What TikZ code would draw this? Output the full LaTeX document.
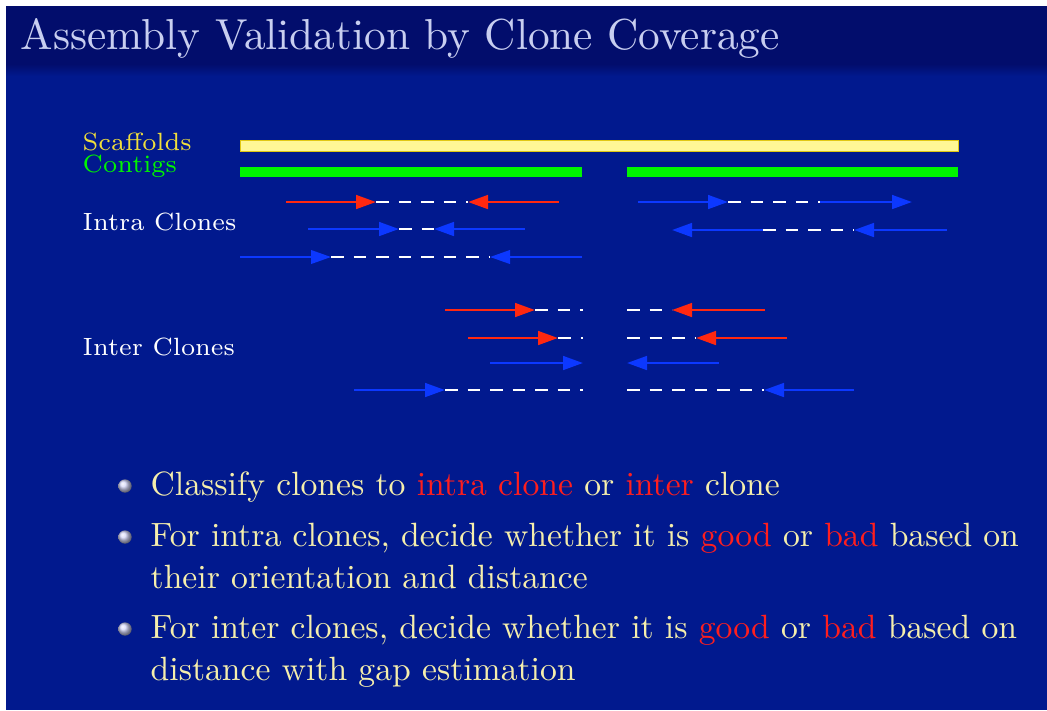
\documentclass[tikz,border=0pt]{standalone}
\usetikzlibrary{arrows.meta}

\definecolor{titlebar}{RGB}{2,13,108}
\definecolor{slidebg}{RGB}{1,25,142}
\definecolor{titletext}{RGB}{200,206,240}
\definecolor{bodytext}{RGB}{245,238,172}
\definecolor{hired}{RGB}{255,30,30}
\definecolor{clonered}{RGB}{255,40,16}
\definecolor{cloneblue}{RGB}{12,56,255}
\definecolor{scafyellow}{RGB}{255,247,150}
\definecolor{scafedge}{RGB}{225,200,20}
\definecolor{scaflabel}{RGB}{240,222,60}
\definecolor{contiggreen}{RGB}{0,245,0}
\definecolor{ballcol}{RGB}{212,214,248}

\begin{document}
\begin{tikzpicture}[x=0.3pt,y=-0.3pt,
  txt/.style={inner sep=0pt, anchor=base west, font=\fontsize{10}{12}\selectfont},
  bodyline/.style={txt, scale=1.01, text=bodytext},
  lbl/.style={inner sep=0pt, anchor=base west, font=\fontsize{7}{8}\selectfont, scale=1.07},
  bulletball/.style={circle, inner sep=0pt, minimum size=4pt, ball color=ballcol},
  redarr/.style={draw=clonered, line width=0.8pt, -{Triangle[length=6pt,width=4.1pt]}},
  bluearr/.style={draw=cloneblue, line width=0.8pt, -{Triangle[length=6pt,width=4.1pt]}},
  thinblue/.style={draw=cloneblue, line width=0.5pt, -{Triangle[length=6pt,width=4.1pt]}},
  gap/.style={draw=white, line width=0.75pt, dash pattern=on 3.75pt off 3pt},
]
\useasboundingbox (0,0) rectangle (1047,710);
\fill[white] (0,0) rectangle (1047,710);

% slide background with title band
\fill[titlebar] (6,6) rectangle (1047,64);
\shade[top color=titlebar, bottom color=slidebg] (6,64) rectangle (1047,76);
\fill[slidebg] (6,76) rectangle (1047,710);

\node[txt, scale=1.30, text=titletext] (title) at (20,49) {Assembly Validation by Clone Coverage};

% row labels
\node[lbl, text=scaflabel] (lscaf) at (82,150) {Scaffolds};
\node[lbl, text=contiggreen] (lcont) at (82,172) {Contigs};
\node[lbl, text=white] (lintra) at (82,230) {Intra Clones};
\node[lbl, text=white] (linter) at (82,355) {Inter Clones};

% scaffold and contigs
\filldraw[fill=scafyellow, draw=scafedge, line width=0.3pt] (240,140) rectangle (958,151);
\fill[contiggreen] (240,167) rectangle (582,177);
\fill[contiggreen] (627,167) rectangle (958,177);

% clone end points
\foreach \n/\x/\y in {
  a1/286/202, a2/376/202, a3/468/202, a4/559/202,
  b1/308/229, b2/399/229, b3/434/229, b4/525/229,
  c1/240/257, c2/331/257, c3/490/257, c4/582/257,
  d1/638/202, d2/728/202, d3/820/202, d4/912/202,
  e1/672/230, e2/763/230, e3/854/230, e4/947/230,
  f1/445/310, f2/535/310, f3/583/310, f4/627/310, f5/672/310, f6/765/310,
  g1/468/338, g2/558/338, g3/583/338, g4/627/338, g5/696/338, g6/787/338,
  h1/490/363, h2/583/363, h3/627/363, h4/719/363,
  k1/354/390, k2/445/390, k3/583/390, k4/627/390, k5/764/390, k6/854/390}
  {\coordinate (\n) at (\x,\y);}

% intra clones, left contig
\draw[gap] (a2) -- (a3);
\draw[redarr] (a1) -- (a2);
\draw[redarr] (a4) -- (a3);
\draw[gap] (b2) -- (b3);
\draw[bluearr] (b1) -- (b2);
\draw[bluearr] (b4) -- (b3);
\draw[gap] (c2) -- (c3);
\draw[thinblue] (c1) -- (c2);
\draw[thinblue] (c4) -- (c3);

% intra clones, right contig
\draw[gap] (d2) -- (d3);
\draw[bluearr] (d1) -- (d2);
\draw[bluearr] (d3) -- (d4);
\draw[gap] (e2) -- (e3);
\draw[bluearr] (e2) -- (e1);
\draw[bluearr] (e4) -- (e3);

% inter clones
\draw[gap] (f2) -- (f3);
\draw[gap] (f4) -- (f5);
\draw[redarr] (f1) -- (f2);
\draw[redarr] (f6) -- (f5);
\draw[gap] (g2) -- (g3);
\draw[gap] (g4) -- (g5);
\draw[redarr] (g1) -- (g2);
\draw[redarr] (g6) -- (g5);
\draw[bluearr] (h1) -- (h2);
\draw[bluearr] (h4) -- (h3);
\draw[gap] (k2) -- (k3);
\draw[gap] (k4) -- (k5);
\draw[bluearr] (k1) -- (k2);
\draw[bluearr] (k6) -- (k5);

% bullet list
\node[bulletball] (bul1) at (125,486) {};
\node[bulletball] (bul2) at (125,537) {};
\node[bulletball] (bul3) at (125,629) {};
\node[bodyline] (it1) at (150,495) {Classify clones to \textcolor{hired}{intra clone} or \textcolor{hired}{inter} clone};
\node[bodyline] (it2a) at (150,546) {For intra clones, decide whether it is \textcolor{hired}{good} or \textcolor{hired}{bad} based on};
\node[bodyline] (it2b) at (150,588) {their orientation and distance};
\node[bodyline] (it3a) at (150,638) {For inter clones, decide whether it is \textcolor{hired}{good} or \textcolor{hired}{bad} based on};
\node[bodyline] (it3b) at (150,680) {distance with gap estimation};
\end{tikzpicture}
\end{document}
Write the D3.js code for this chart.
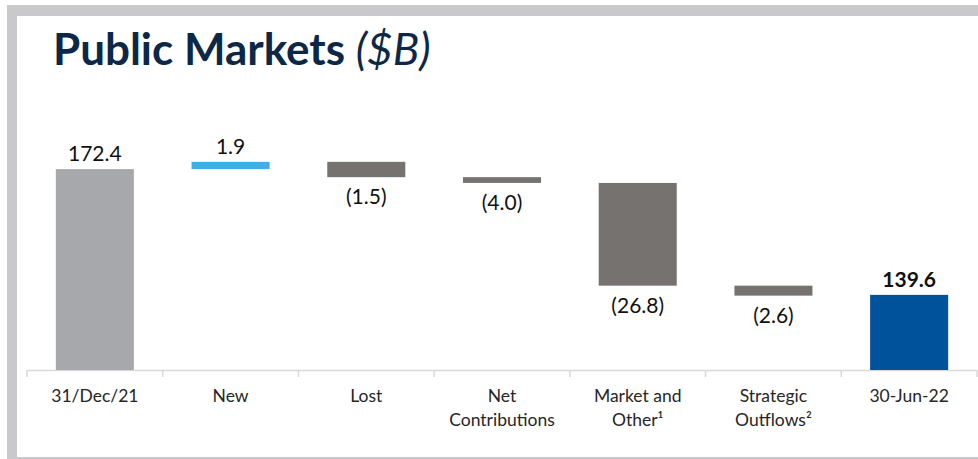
————————
◆ What is needed ◆
Could you reproduce every record above exactly, leaving out the pictures?

◆ Written solution ◆
What TikZ code would draw this? Output the full LaTeX document.
\documentclass[tikz,border=0pt]{standalone}
\usetikzlibrary{arrows.meta}

\definecolor{titlebar}{RGB}{2,13,108}
\definecolor{slidebg}{RGB}{1,25,142}
\definecolor{titletext}{RGB}{200,206,240}
\definecolor{bodytext}{RGB}{245,238,172}
\definecolor{hired}{RGB}{255,30,30}
\definecolor{clonered}{RGB}{255,40,16}
\definecolor{cloneblue}{RGB}{12,56,255}
\definecolor{scafyellow}{RGB}{255,247,150}
\definecolor{scafedge}{RGB}{225,200,20}
\definecolor{scaflabel}{RGB}{240,222,60}
\definecolor{contiggreen}{RGB}{0,245,0}
\definecolor{ballcol}{RGB}{212,214,248}

\begin{document}
\begin{tikzpicture}[x=0.3pt,y=-0.3pt,
  txt/.style={inner sep=0pt, anchor=base west, font=\fontsize{10}{12}\selectfont},
  bodyline/.style={txt, scale=1.01, text=bodytext},
  lbl/.style={inner sep=0pt, anchor=base west, font=\fontsize{7}{8}\selectfont, scale=1.07},
  bulletball/.style={circle, inner sep=0pt, minimum size=4pt, ball color=ballcol},
  redarr/.style={draw=clonered, line width=0.8pt, -{Triangle[length=6pt,width=4.1pt]}},
  bluearr/.style={draw=cloneblue, line width=0.8pt, -{Triangle[length=6pt,width=4.1pt]}},
  thinblue/.style={draw=cloneblue, line width=0.5pt, -{Triangle[length=6pt,width=4.1pt]}},
  gap/.style={draw=white, line width=0.75pt, dash pattern=on 3.75pt off 3pt},
]
\useasboundingbox (0,0) rectangle (1047,710);
\fill[white] (0,0) rectangle (1047,710);

% slide background with title band
\fill[titlebar] (6,6) rectangle (1047,64);
\shade[top color=titlebar, bottom color=slidebg] (6,64) rectangle (1047,76);
\fill[slidebg] (6,76) rectangle (1047,710);

\node[txt, scale=1.30, text=titletext] (title) at (20,49) {Assembly Validation by Clone Coverage};

% row labels
\node[lbl, text=scaflabel] (lscaf) at (82,150) {Scaffolds};
\node[lbl, text=contiggreen] (lcont) at (82,172) {Contigs};
\node[lbl, text=white] (lintra) at (82,230) {Intra Clones};
\node[lbl, text=white] (linter) at (82,355) {Inter Clones};

% scaffold and contigs
\filldraw[fill=scafyellow, draw=scafedge, line width=0.3pt] (240,140) rectangle (958,151);
\fill[contiggreen] (240,167) rectangle (582,177);
\fill[contiggreen] (627,167) rectangle (958,177);

% clone end points
\foreach \n/\x/\y in {
  a1/286/202, a2/376/202, a3/468/202, a4/559/202,
  b1/308/229, b2/399/229, b3/434/229, b4/525/229,
  c1/240/257, c2/331/257, c3/490/257, c4/582/257,
  d1/638/202, d2/728/202, d3/820/202, d4/912/202,
  e1/672/230, e2/763/230, e3/854/230, e4/947/230,
  f1/445/310, f2/535/310, f3/583/310, f4/627/310, f5/672/310, f6/765/310,
  g1/468/338, g2/558/338, g3/583/338, g4/627/338, g5/696/338, g6/787/338,
  h1/490/363, h2/583/363, h3/627/363, h4/719/363,
  k1/354/390, k2/445/390, k3/583/390, k4/627/390, k5/764/390, k6/854/390}
  {\coordinate (\n) at (\x,\y);}

% intra clones, left contig
\draw[gap] (a2) -- (a3);
\draw[redarr] (a1) -- (a2);
\draw[redarr] (a4) -- (a3);
\draw[gap] (b2) -- (b3);
\draw[bluearr] (b1) -- (b2);
\draw[bluearr] (b4) -- (b3);
\draw[gap] (c2) -- (c3);
\draw[thinblue] (c1) -- (c2);
\draw[thinblue] (c4) -- (c3);

% intra clones, right contig
\draw[gap] (d2) -- (d3);
\draw[bluearr] (d1) -- (d2);
\draw[bluearr] (d3) -- (d4);
\draw[gap] (e2) -- (e3);
\draw[bluearr] (e2) -- (e1);
\draw[bluearr] (e4) -- (e3);

% inter clones
\draw[gap] (f2) -- (f3);
\draw[gap] (f4) -- (f5);
\draw[redarr] (f1) -- (f2);
\draw[redarr] (f6) -- (f5);
\draw[gap] (g2) -- (g3);
\draw[gap] (g4) -- (g5);
\draw[redarr] (g1) -- (g2);
\draw[redarr] (g6) -- (g5);
\draw[bluearr] (h1) -- (h2);
\draw[bluearr] (h4) -- (h3);
\draw[gap] (k2) -- (k3);
\draw[gap] (k4) -- (k5);
\draw[bluearr] (k1) -- (k2);
\draw[bluearr] (k6) -- (k5);

% bullet list
\node[bulletball] (bul1) at (125,486) {};
\node[bulletball] (bul2) at (125,537) {};
\node[bulletball] (bul3) at (125,629) {};
\node[bodyline] (it1) at (150,495) {Classify clones to \textcolor{hired}{intra clone} or \textcolor{hired}{inter} clone};
\node[bodyline] (it2a) at (150,546) {For intra clones, decide whether it is \textcolor{hired}{good} or \textcolor{hired}{bad} based on};
\node[bodyline] (it2b) at (150,588) {their orientation and distance};
\node[bodyline] (it3a) at (150,638) {For inter clones, decide whether it is \textcolor{hired}{good} or \textcolor{hired}{bad} based on};
\node[bodyline] (it3b) at (150,680) {distance with gap estimation};
\end{tikzpicture}
\end{document}
Write the D3.js code for this chart.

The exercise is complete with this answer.